→ **The exercise**
Print all of the lines exactly. Any picture among them stays out.
'''
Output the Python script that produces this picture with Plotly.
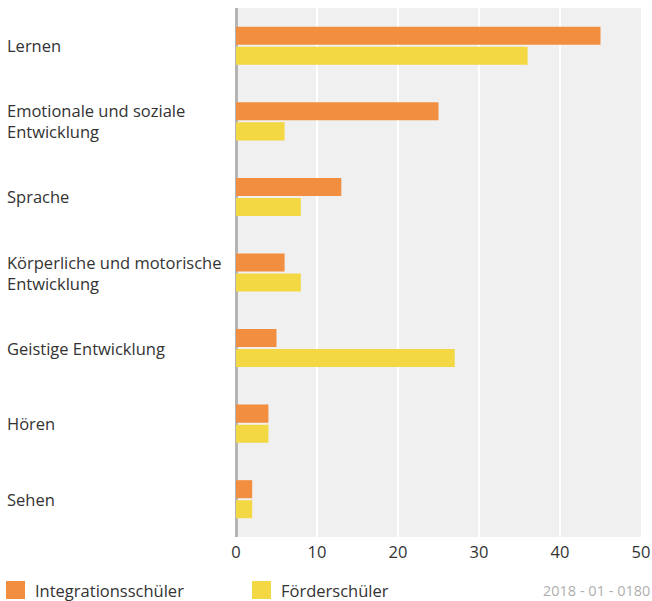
import plotly.graph_objects as go

categories = ["Lernen", "Emotionale und soziale<br>Entwicklung", "Sprache",
              "Körperliche und motorische<br>Entwicklung", "Geistige Entwicklung",
              "Hören", "Sehen"]
integration = [45, 25, 13, 6, 5, 4, 2]
foerder = [36, 6, 8, 8, 27, 4, 2]
series_names = ["Integrationsschüler", "Förderschüler"]
series_colors = ["#F28E3F", "#F3D843"]
tick_vals = [0, 10, 20, 30, 40, 50]
source_note = "2018 - 01 - 0180"

FONT = "Open Sans"
TXT = "#333333"
W, H = 652, 601
ML, MR, MT, MB = 236, 11, 8, 64
PW, PH = W - ML - MR, H - MT - MB


def px_x(X):
    return (X - ML) / PW


def px_y(Y):
    return (H - MB - Y) / PH


fig = go.Figure()
for name, vals, col in zip(series_names, [integration, foerder], series_colors):
    fig.add_trace(go.Bar(y=categories, x=vals, orientation="h", name=name,
                         marker=dict(color=col, line=dict(width=0))))

for c in categories:
    fig.add_annotation(x=px_x(5), xref="paper", xanchor="left", y=c, yref="y",
                       text=c, showarrow=False, align="left",
                       font=dict(family=FONT, size=16.5, color=TXT))

# custom legend
legend_x = [6, 252]
for (lx, name, col) in zip(legend_x, series_names, series_colors):
    fig.add_shape(type="rect", xref="paper", yref="paper",
                  x0=px_x(lx), x1=px_x(lx + 19), y0=px_y(599), y1=px_y(581),
                  fillcolor=col, line=dict(width=0))
    fig.add_annotation(x=px_x(lx + 27), xref="paper", xanchor="left",
                       y=px_y(590), yref="paper", yanchor="middle",
                       text=name, showarrow=False,
                       font=dict(family=FONT, size=16.5, color=TXT))

fig.add_annotation(x=px_x(652), xref="paper", xanchor="right", y=px_y(590), yref="paper",
                   yanchor="middle", text=source_note, showarrow=False,
                   font=dict(family=FONT, size=14.5, color="#b0b0b0"))

fig.update_layout(
    width=W, height=H,
    margin=dict(l=ML, r=MR, t=MT, b=MB, autoexpand=False),
    paper_bgcolor="white", plot_bgcolor="#F0F0F0",
    barmode="group", bargap=0.47, bargroupgap=0.1,
    font=dict(family=FONT, size=16.5, color=TXT),
    showlegend=False,
    xaxis=dict(range=[0, 50], tickvals=tick_vals, showgrid=True, gridcolor="white",
               gridwidth=2, zeroline=True, zerolinecolor="#b4b4b4", zerolinewidth=3,
               ticks="", ticklabelstandoff=3, automargin=False,
               tickfont=dict(family=FONT, size=16.5, color=TXT), fixedrange=True),
    yaxis=dict(autorange="reversed", showticklabels=False, showgrid=False, zeroline=False,
               ticks="", fixedrange=True, automargin=False),
)

fig.write_html("out.html",
               config={"displayModeBar": False, "responsive": False},
               post_script="document.body.style.margin='0';document.body.style.overflow='hidden';")
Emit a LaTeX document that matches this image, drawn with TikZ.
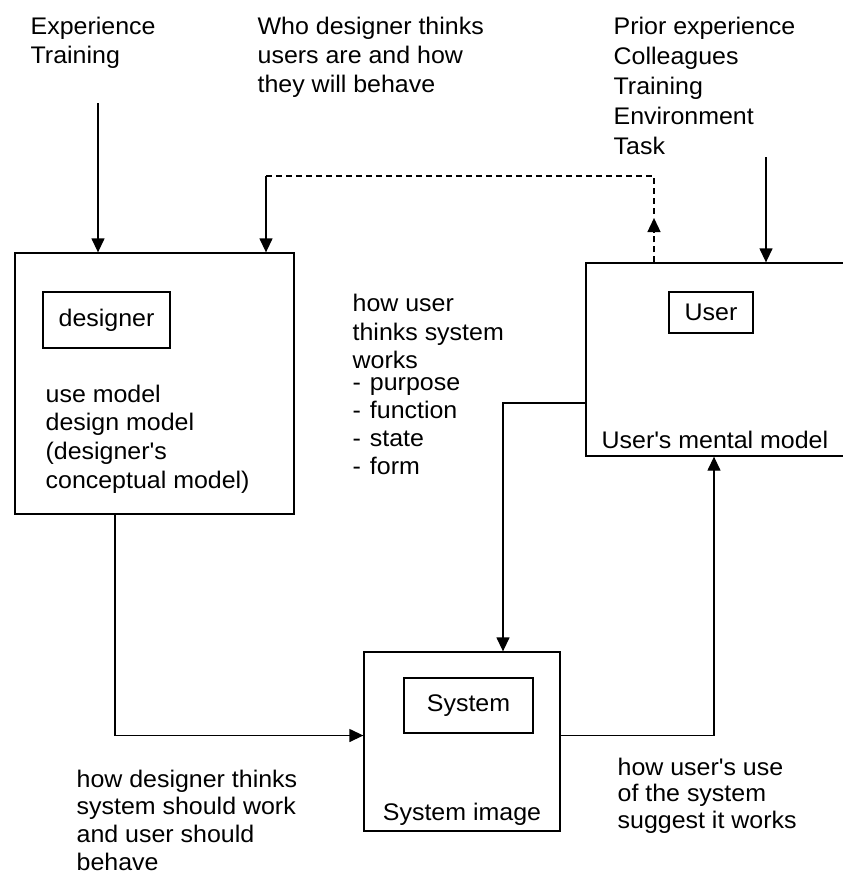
'''
→ **Task response**
Output the Python script that produces this picture with Plotly.
import plotly.graph_objects as go

categories = ["Lernen", "Emotionale und soziale<br>Entwicklung", "Sprache",
              "Körperliche und motorische<br>Entwicklung", "Geistige Entwicklung",
              "Hören", "Sehen"]
integration = [45, 25, 13, 6, 5, 4, 2]
foerder = [36, 6, 8, 8, 27, 4, 2]
series_names = ["Integrationsschüler", "Förderschüler"]
series_colors = ["#F28E3F", "#F3D843"]
tick_vals = [0, 10, 20, 30, 40, 50]
source_note = "2018 - 01 - 0180"

FONT = "Open Sans"
TXT = "#333333"
W, H = 652, 601
ML, MR, MT, MB = 236, 11, 8, 64
PW, PH = W - ML - MR, H - MT - MB


def px_x(X):
    return (X - ML) / PW


def px_y(Y):
    return (H - MB - Y) / PH


fig = go.Figure()
for name, vals, col in zip(series_names, [integration, foerder], series_colors):
    fig.add_trace(go.Bar(y=categories, x=vals, orientation="h", name=name,
                         marker=dict(color=col, line=dict(width=0))))

for c in categories:
    fig.add_annotation(x=px_x(5), xref="paper", xanchor="left", y=c, yref="y",
                       text=c, showarrow=False, align="left",
                       font=dict(family=FONT, size=16.5, color=TXT))

# custom legend
legend_x = [6, 252]
for (lx, name, col) in zip(legend_x, series_names, series_colors):
    fig.add_shape(type="rect", xref="paper", yref="paper",
                  x0=px_x(lx), x1=px_x(lx + 19), y0=px_y(599), y1=px_y(581),
                  fillcolor=col, line=dict(width=0))
    fig.add_annotation(x=px_x(lx + 27), xref="paper", xanchor="left",
                       y=px_y(590), yref="paper", yanchor="middle",
                       text=name, showarrow=False,
                       font=dict(family=FONT, size=16.5, color=TXT))

fig.add_annotation(x=px_x(652), xref="paper", xanchor="right", y=px_y(590), yref="paper",
                   yanchor="middle", text=source_note, showarrow=False,
                   font=dict(family=FONT, size=14.5, color="#b0b0b0"))

fig.update_layout(
    width=W, height=H,
    margin=dict(l=ML, r=MR, t=MT, b=MB, autoexpand=False),
    paper_bgcolor="white", plot_bgcolor="#F0F0F0",
    barmode="group", bargap=0.47, bargroupgap=0.1,
    font=dict(family=FONT, size=16.5, color=TXT),
    showlegend=False,
    xaxis=dict(range=[0, 50], tickvals=tick_vals, showgrid=True, gridcolor="white",
               gridwidth=2, zeroline=True, zerolinecolor="#b4b4b4", zerolinewidth=3,
               ticks="", ticklabelstandoff=3, automargin=False,
               tickfont=dict(family=FONT, size=16.5, color=TXT), fixedrange=True),
    yaxis=dict(autorange="reversed", showticklabels=False, showgrid=False, zeroline=False,
               ticks="", fixedrange=True, automargin=False),
)

fig.write_html("out.html",
               config={"displayModeBar": False, "responsive": False},
               post_script="document.body.style.margin='0';document.body.style.overflow='hidden';")
Emit a LaTeX document that matches this image, drawn with TikZ.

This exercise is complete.